### Directions
Write out exactly, please, every line from the beginning of the entries to the line holding "18.5, 17.8, 17.0]", and no pictures.

☆ ☆ ☆ ☆ ☆ ☆ ☆

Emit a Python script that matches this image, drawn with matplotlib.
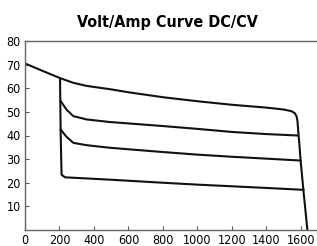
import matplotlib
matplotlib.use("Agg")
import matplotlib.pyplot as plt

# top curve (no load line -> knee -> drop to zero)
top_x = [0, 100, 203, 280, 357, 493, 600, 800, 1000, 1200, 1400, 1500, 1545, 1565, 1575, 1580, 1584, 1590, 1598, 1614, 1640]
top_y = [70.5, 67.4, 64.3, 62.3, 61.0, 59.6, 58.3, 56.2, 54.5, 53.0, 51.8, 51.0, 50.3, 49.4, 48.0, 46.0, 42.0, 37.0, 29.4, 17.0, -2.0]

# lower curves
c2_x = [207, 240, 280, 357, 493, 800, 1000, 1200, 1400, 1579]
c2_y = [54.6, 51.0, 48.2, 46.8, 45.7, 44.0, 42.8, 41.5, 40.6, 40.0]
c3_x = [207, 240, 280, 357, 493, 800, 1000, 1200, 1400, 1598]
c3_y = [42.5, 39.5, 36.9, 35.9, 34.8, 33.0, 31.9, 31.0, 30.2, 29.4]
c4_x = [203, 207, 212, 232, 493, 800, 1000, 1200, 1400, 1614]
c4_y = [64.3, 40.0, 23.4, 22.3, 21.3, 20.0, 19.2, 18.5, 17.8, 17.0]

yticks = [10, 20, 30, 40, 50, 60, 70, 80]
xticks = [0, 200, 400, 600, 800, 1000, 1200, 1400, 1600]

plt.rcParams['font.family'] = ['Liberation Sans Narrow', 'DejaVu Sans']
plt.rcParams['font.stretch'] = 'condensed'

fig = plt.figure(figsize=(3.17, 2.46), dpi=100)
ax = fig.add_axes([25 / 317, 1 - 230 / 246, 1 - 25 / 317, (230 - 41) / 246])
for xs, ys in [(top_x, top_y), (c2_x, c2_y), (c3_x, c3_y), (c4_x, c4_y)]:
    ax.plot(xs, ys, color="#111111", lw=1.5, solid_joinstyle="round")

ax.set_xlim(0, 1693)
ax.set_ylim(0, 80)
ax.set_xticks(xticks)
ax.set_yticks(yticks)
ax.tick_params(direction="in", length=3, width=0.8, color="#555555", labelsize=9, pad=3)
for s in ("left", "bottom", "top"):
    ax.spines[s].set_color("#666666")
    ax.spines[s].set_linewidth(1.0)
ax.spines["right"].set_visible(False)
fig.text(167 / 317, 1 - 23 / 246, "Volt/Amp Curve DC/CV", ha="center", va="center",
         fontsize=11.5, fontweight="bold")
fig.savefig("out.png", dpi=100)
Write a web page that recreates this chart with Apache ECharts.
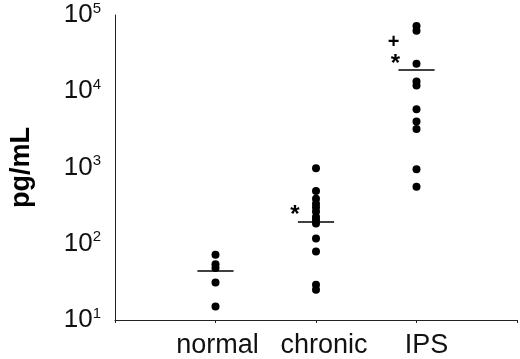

☆ ☆ ☆ ☆ ☆ ☆ ☆

### Output of the exercise
Emit a Python script that matches this image, drawn with matplotlib.
import matplotlib
matplotlib.use("Agg")
import matplotlib.pyplot as plt

# top curve (no load line -> knee -> drop to zero)
top_x = [0, 100, 203, 280, 357, 493, 600, 800, 1000, 1200, 1400, 1500, 1545, 1565, 1575, 1580, 1584, 1590, 1598, 1614, 1640]
top_y = [70.5, 67.4, 64.3, 62.3, 61.0, 59.6, 58.3, 56.2, 54.5, 53.0, 51.8, 51.0, 50.3, 49.4, 48.0, 46.0, 42.0, 37.0, 29.4, 17.0, -2.0]

# lower curves
c2_x = [207, 240, 280, 357, 493, 800, 1000, 1200, 1400, 1579]
c2_y = [54.6, 51.0, 48.2, 46.8, 45.7, 44.0, 42.8, 41.5, 40.6, 40.0]
c3_x = [207, 240, 280, 357, 493, 800, 1000, 1200, 1400, 1598]
c3_y = [42.5, 39.5, 36.9, 35.9, 34.8, 33.0, 31.9, 31.0, 30.2, 29.4]
c4_x = [203, 207, 212, 232, 493, 800, 1000, 1200, 1400, 1614]
c4_y = [64.3, 40.0, 23.4, 22.3, 21.3, 20.0, 19.2, 18.5, 17.8, 17.0]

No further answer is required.